** begin Data segment **

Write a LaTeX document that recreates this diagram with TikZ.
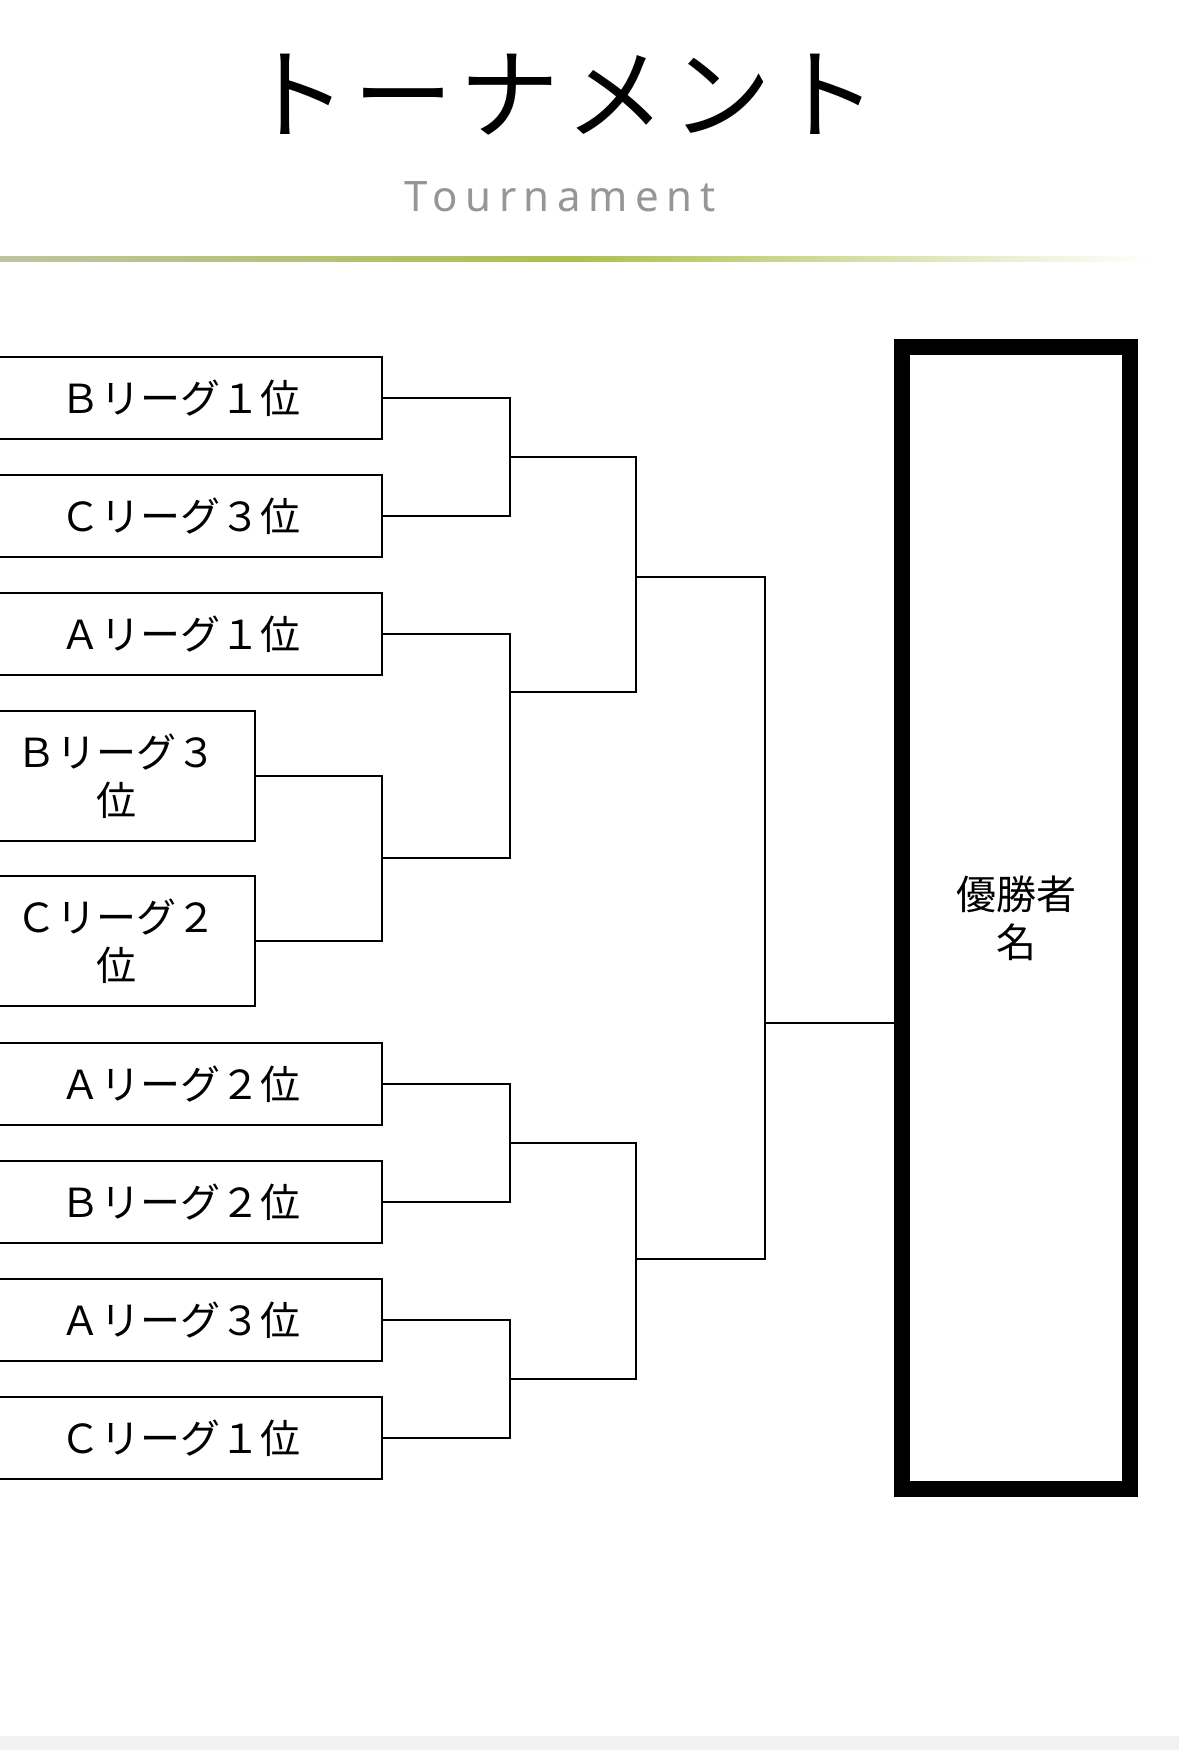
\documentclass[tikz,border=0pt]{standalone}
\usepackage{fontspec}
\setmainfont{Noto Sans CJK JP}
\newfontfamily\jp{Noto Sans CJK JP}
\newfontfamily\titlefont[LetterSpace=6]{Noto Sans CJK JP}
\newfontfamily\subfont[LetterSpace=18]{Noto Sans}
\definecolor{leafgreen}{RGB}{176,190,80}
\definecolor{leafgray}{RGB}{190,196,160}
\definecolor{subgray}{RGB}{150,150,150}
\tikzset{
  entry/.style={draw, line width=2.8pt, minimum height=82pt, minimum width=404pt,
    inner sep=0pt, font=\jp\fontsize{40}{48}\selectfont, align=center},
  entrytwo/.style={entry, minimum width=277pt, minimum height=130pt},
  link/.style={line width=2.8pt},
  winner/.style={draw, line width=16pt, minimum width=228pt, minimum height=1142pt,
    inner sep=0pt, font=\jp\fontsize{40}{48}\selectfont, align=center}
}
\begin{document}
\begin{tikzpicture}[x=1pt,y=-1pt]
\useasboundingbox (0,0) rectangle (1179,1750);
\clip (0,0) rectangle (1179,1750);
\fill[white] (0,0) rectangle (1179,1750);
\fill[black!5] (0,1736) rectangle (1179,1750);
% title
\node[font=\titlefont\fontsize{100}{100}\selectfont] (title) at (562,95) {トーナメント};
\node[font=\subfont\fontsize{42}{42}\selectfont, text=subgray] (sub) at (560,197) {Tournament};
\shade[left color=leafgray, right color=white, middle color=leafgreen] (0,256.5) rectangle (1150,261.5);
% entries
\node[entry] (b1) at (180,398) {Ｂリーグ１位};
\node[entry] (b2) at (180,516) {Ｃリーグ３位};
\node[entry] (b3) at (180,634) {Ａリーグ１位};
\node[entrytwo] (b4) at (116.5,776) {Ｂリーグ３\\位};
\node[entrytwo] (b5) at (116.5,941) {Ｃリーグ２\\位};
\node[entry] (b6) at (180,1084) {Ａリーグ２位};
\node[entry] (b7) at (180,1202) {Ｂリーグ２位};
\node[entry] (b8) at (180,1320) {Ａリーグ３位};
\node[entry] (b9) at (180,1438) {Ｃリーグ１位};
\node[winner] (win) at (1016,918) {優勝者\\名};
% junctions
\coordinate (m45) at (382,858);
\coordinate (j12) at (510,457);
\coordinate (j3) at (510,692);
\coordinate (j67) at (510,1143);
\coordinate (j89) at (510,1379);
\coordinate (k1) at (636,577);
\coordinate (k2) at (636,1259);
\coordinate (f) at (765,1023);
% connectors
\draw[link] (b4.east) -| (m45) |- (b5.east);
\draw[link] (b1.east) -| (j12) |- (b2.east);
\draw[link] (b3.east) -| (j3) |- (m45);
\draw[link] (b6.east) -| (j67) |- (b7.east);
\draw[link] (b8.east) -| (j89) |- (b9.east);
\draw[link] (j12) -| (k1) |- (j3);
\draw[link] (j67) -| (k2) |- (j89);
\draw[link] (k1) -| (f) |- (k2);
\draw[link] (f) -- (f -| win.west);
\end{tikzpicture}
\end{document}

** end Data segment **

■ Work to be completed:
Return each line of the data, keeping its wording exact and omitting pictures.

■ Complete answer:
Write a LaTeX document that recreates this diagram with TikZ.
\documentclass[tikz,border=0pt]{standalone}
\usepackage{fontspec}
\setmainfont{Noto Sans CJK JP}
\newfontfamily\jp{Noto Sans CJK JP}
\newfontfamily\titlefont[LetterSpace=6]{Noto Sans CJK JP}
\newfontfamily\subfont[LetterSpace=18]{Noto Sans}
\definecolor{leafgreen}{RGB}{176,190,80}
\definecolor{leafgray}{RGB}{190,196,160}
\definecolor{subgray}{RGB}{150,150,150}
\tikzset{
  entry/.style={draw, line width=2.8pt, minimum height=82pt, minimum width=404pt,
    inner sep=0pt, font=\jp\fontsize{40}{48}\selectfont, align=center},
  entrytwo/.style={entry, minimum width=277pt, minimum height=130pt},
  link/.style={line width=2.8pt},
  winner/.style={draw, line width=16pt, minimum width=228pt, minimum height=1142pt,
    inner sep=0pt, font=\jp\fontsize{40}{48}\selectfont, align=center}
}
\begin{document}
\begin{tikzpicture}[x=1pt,y=-1pt]
\useasboundingbox (0,0) rectangle (1179,1750);
\clip (0,0) rectangle (1179,1750);
\fill[white] (0,0) rectangle (1179,1750);
\fill[black!5] (0,1736) rectangle (1179,1750);
% title
\node[font=\titlefont\fontsize{100}{100}\selectfont] (title) at (562,95) {トーナメント};
\node[font=\subfont\fontsize{42}{42}\selectfont, text=subgray] (sub) at (560,197) {Tournament};
\shade[left color=leafgray, right color=white, middle color=leafgreen] (0,256.5) rectangle (1150,261.5);
% entries
\node[entry] (b1) at (180,398) {Ｂリーグ１位};
\node[entry] (b2) at (180,516) {Ｃリーグ３位};
\node[entry] (b3) at (180,634) {Ａリーグ１位};
\node[entrytwo] (b4) at (116.5,776) {Ｂリーグ３\\位};
\node[entrytwo] (b5) at (116.5,941) {Ｃリーグ２\\位};
\node[entry] (b6) at (180,1084) {Ａリーグ２位};
\node[entry] (b7) at (180,1202) {Ｂリーグ２位};
\node[entry] (b8) at (180,1320) {Ａリーグ３位};
\node[entry] (b9) at (180,1438) {Ｃリーグ１位};
\node[winner] (win) at (1016,918) {優勝者\\名};
% junctions
\coordinate (m45) at (382,858);
\coordinate (j12) at (510,457);
\coordinate (j3) at (510,692);
\coordinate (j67) at (510,1143);
\coordinate (j89) at (510,1379);
\coordinate (k1) at (636,577);
\coordinate (k2) at (636,1259);
\coordinate (f) at (765,1023);
% connectors
\draw[link] (b4.east) -| (m45) |- (b5.east);
\draw[link] (b1.east) -| (j12) |- (b2.east);
\draw[link] (b3.east) -| (j3) |- (m45);
\draw[link] (b6.east) -| (j67) |- (b7.east);
\draw[link] (b8.east) -| (j89) |- (b9.east);
\draw[link] (j12) -| (k1) |- (j3);
\draw[link] (j67) -| (k2) |- (j89);
\draw[link] (k1) -| (f) |- (k2);
\draw[link] (f) -- (f -| win.west);
\end{tikzpicture}
\end{document}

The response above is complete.